▶ Stated problem
Set the listing down unchanged, minus every embedded image.

▶ Dataset content
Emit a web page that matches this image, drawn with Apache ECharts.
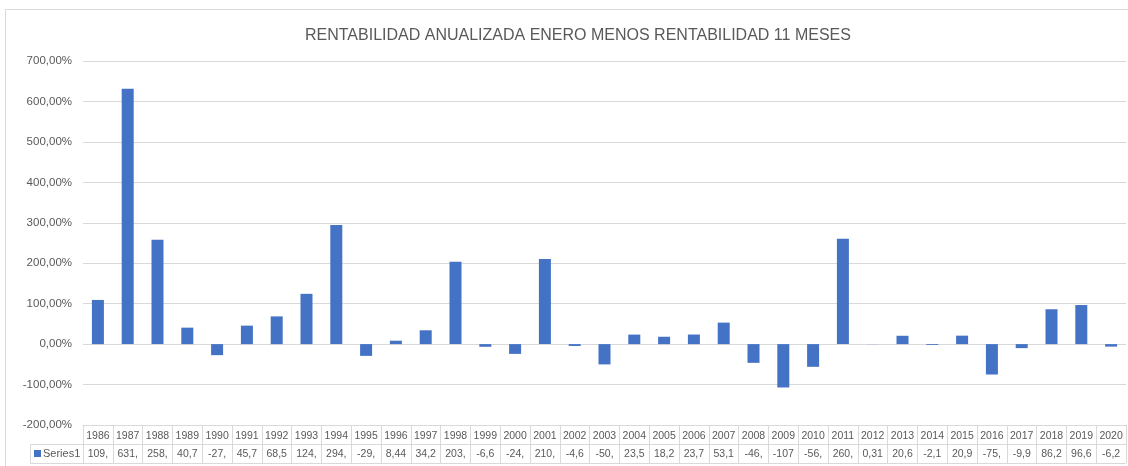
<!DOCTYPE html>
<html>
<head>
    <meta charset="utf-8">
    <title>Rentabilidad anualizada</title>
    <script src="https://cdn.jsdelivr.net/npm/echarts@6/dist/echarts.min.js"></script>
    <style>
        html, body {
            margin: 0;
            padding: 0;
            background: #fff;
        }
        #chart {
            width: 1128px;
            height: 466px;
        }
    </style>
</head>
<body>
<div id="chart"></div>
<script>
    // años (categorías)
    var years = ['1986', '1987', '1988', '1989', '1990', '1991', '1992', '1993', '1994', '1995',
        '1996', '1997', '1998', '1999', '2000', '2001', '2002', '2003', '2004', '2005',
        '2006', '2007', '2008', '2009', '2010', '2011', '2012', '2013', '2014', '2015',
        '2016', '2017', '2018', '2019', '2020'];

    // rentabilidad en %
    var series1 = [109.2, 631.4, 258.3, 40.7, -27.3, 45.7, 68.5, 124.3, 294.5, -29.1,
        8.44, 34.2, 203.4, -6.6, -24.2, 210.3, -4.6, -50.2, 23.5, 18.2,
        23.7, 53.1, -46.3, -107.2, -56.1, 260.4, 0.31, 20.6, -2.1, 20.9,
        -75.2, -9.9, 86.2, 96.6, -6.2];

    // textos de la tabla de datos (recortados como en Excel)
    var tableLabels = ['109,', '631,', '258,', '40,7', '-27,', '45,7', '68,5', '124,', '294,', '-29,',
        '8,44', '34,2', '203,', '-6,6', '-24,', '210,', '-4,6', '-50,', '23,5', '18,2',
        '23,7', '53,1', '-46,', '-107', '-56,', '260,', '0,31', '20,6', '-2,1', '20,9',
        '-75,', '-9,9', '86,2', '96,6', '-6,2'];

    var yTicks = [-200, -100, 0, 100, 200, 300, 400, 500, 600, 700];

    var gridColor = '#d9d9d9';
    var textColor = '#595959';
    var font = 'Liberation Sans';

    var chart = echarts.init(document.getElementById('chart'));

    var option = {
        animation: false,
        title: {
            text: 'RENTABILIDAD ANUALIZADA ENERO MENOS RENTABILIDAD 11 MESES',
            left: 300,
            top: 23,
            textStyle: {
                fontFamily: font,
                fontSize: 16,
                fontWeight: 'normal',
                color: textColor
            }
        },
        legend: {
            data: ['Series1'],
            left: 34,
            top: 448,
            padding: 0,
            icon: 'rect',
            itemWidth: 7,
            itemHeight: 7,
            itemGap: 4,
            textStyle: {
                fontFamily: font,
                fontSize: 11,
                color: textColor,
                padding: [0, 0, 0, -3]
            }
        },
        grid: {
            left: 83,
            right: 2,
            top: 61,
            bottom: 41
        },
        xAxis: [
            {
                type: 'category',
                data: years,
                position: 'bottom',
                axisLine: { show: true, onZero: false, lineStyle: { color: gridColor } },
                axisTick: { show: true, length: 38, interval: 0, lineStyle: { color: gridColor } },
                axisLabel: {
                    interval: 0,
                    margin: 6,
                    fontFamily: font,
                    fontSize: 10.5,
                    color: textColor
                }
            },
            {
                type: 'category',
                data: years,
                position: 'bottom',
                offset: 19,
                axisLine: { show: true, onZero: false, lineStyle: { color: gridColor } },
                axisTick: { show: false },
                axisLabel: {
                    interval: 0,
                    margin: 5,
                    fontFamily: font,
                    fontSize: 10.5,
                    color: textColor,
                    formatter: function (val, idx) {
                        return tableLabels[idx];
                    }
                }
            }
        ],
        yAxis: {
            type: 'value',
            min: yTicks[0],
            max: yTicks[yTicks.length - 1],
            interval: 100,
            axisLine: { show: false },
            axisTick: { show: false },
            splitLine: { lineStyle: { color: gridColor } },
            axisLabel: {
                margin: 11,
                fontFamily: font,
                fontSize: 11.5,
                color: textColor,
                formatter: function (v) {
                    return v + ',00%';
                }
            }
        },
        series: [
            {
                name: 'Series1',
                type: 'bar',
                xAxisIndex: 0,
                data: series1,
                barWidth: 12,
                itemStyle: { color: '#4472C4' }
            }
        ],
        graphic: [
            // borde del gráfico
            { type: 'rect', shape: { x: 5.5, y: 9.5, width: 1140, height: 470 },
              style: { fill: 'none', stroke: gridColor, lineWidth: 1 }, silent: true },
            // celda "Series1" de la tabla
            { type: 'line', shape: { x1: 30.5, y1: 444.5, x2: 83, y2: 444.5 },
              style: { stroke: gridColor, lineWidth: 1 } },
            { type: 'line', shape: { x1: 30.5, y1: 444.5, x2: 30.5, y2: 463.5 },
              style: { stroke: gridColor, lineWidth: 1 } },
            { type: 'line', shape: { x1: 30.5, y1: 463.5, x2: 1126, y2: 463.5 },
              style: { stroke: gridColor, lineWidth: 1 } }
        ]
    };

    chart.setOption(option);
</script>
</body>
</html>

▶ Correct response
Emit a web page that matches this image, drawn with Apache ECharts.
<!DOCTYPE html>
<html>
<head>
    <meta charset="utf-8">
    <title>Rentabilidad anualizada</title>
    <script src="https://cdn.jsdelivr.net/npm/echarts@6/dist/echarts.min.js"></script>
    <style>
        html, body {
            margin: 0;
            padding: 0;
            background: #fff;
        }
        #chart {
            width: 1128px;
            height: 466px;
        }
    </style>
</head>
<body>
<div id="chart"></div>
<script>
    // años (categorías)
    var years = ['1986', '1987', '1988', '1989', '1990', '1991', '1992', '1993', '1994', '1995',
        '1996', '1997', '1998', '1999', '2000', '2001', '2002', '2003', '2004', '2005',
        '2006', '2007', '2008', '2009', '2010', '2011', '2012', '2013', '2014', '2015',
        '2016', '2017', '2018', '2019', '2020'];

    // rentabilidad en %
    var series1 = [109.2, 631.4, 258.3, 40.7, -27.3, 45.7, 68.5, 124.3, 294.5, -29.1,
        8.44, 34.2, 203.4, -6.6, -24.2, 210.3, -4.6, -50.2, 23.5, 18.2,
        23.7, 53.1, -46.3, -107.2, -56.1, 260.4, 0.31, 20.6, -2.1, 20.9,
        -75.2, -9.9, 86.2, 96.6, -6.2];

    // textos de la tabla de datos (recortados como en Excel)
    var tableLabels = ['109,', '631,', '258,', '40,7', '-27,', '45,7', '68,5', '124,', '294,', '-29,',
        '8,44', '34,2', '203,', '-6,6', '-24,', '210,', '-4,6', '-50,', '23,5', '18,2',
        '23,7', '53,1', '-46,', '-107', '-56,', '260,', '0,31', '20,6', '-2,1', '20,9',
        '-75,', '-9,9', '86,2', '96,6', '-6,2'];

    var yTicks = [-200, -100, 0, 100, 200, 300, 400, 500, 600, 700];

    var gridColor = '#d9d9d9';
    var textColor = '#595959';
    var font = 'Liberation Sans';

    var chart = echarts.init(document.getElementById('chart'));

    var option = {
        animation: false,
        title: {
            text: 'RENTABILIDAD ANUALIZADA ENERO MENOS RENTABILIDAD 11 MESES',
            left: 300,
            top: 23,
            textStyle: {
                fontFamily: font,
                fontSize: 16,
                fontWeight: 'normal',
                color: textColor
            }
        },
        legend: {
            data: ['Series1'],
            left: 34,
            top: 448,
            padding: 0,
            icon: 'rect',
            itemWidth: 7,
            itemHeight: 7,
            itemGap: 4,
            textStyle: {
                fontFamily: font,
                fontSize: 11,
                color: textColor,
                padding: [0, 0, 0, -3]
            }
        },
        grid: {
            left: 83,
            right: 2,
            top: 61,
            bottom: 41
        },
        xAxis: [
            {
                type: 'category',
                data: years,
                position: 'bottom',
                axisLine: { show: true, onZero: false, lineStyle: { color: gridColor } },
                axisTick: { show: true, length: 38, interval: 0, lineStyle: { color: gridColor } },
                axisLabel: {
                    interval: 0,
                    margin: 6,
                    fontFamily: font,
                    fontSize: 10.5,
                    color: textColor
                }
            },
            {
                type: 'category',
                data: years,
                position: 'bottom',
                offset: 19,
                axisLine: { show: true, onZero: false, lineStyle: { color: gridColor } },
                axisTick: { show: false },
                axisLabel: {
                    interval: 0,
                    margin: 5,
                    fontFamily: font,
                    fontSize: 10.5,
                    color: textColor,
                    formatter: function (val, idx) {
                        return tableLabels[idx];
                    }
                }
            }
        ],
        yAxis: {
            type: 'value',
            min: yTicks[0],
            max: yTicks[yTicks.length - 1],
            interval: 100,
            axisLine: { show: false },
            axisTick: { show: false },
            splitLine: { lineStyle: { color: gridColor } },
            axisLabel: {
                margin: 11,
                fontFamily: font,
                fontSize: 11.5,
                color: textColor,
                formatter: function (v) {
                    return v + ',00%';
                }
            }
        },
        series: [
            {
                name: 'Series1',
                type: 'bar',
                xAxisIndex: 0,
                data: series1,
                barWidth: 12,
                itemStyle: { color: '#4472C4' }
            }
        ],
        graphic: [
            // borde del gráfico
            { type: 'rect', shape: { x: 5.5, y: 9.5, width: 1140, height: 470 },
              style: { fill: 'none', stroke: gridColor, lineWidth: 1 }, silent: true },
            // celda "Series1" de la tabla
            { type: 'line', shape: { x1: 30.5, y1: 444.5, x2: 83, y2: 444.5 },
              style: { stroke: gridColor, lineWidth: 1 } },
            { type: 'line', shape: { x1: 30.5, y1: 444.5, x2: 30.5, y2: 463.5 },
              style: { stroke: gridColor, lineWidth: 1 } },
            { type: 'line', shape: { x1: 30.5, y1: 463.5, x2: 1126, y2: 463.5 },
              style: { stroke: gridColor, lineWidth: 1 } }
        ]
    };

    chart.setOption(option);
</script>
</body>
</html>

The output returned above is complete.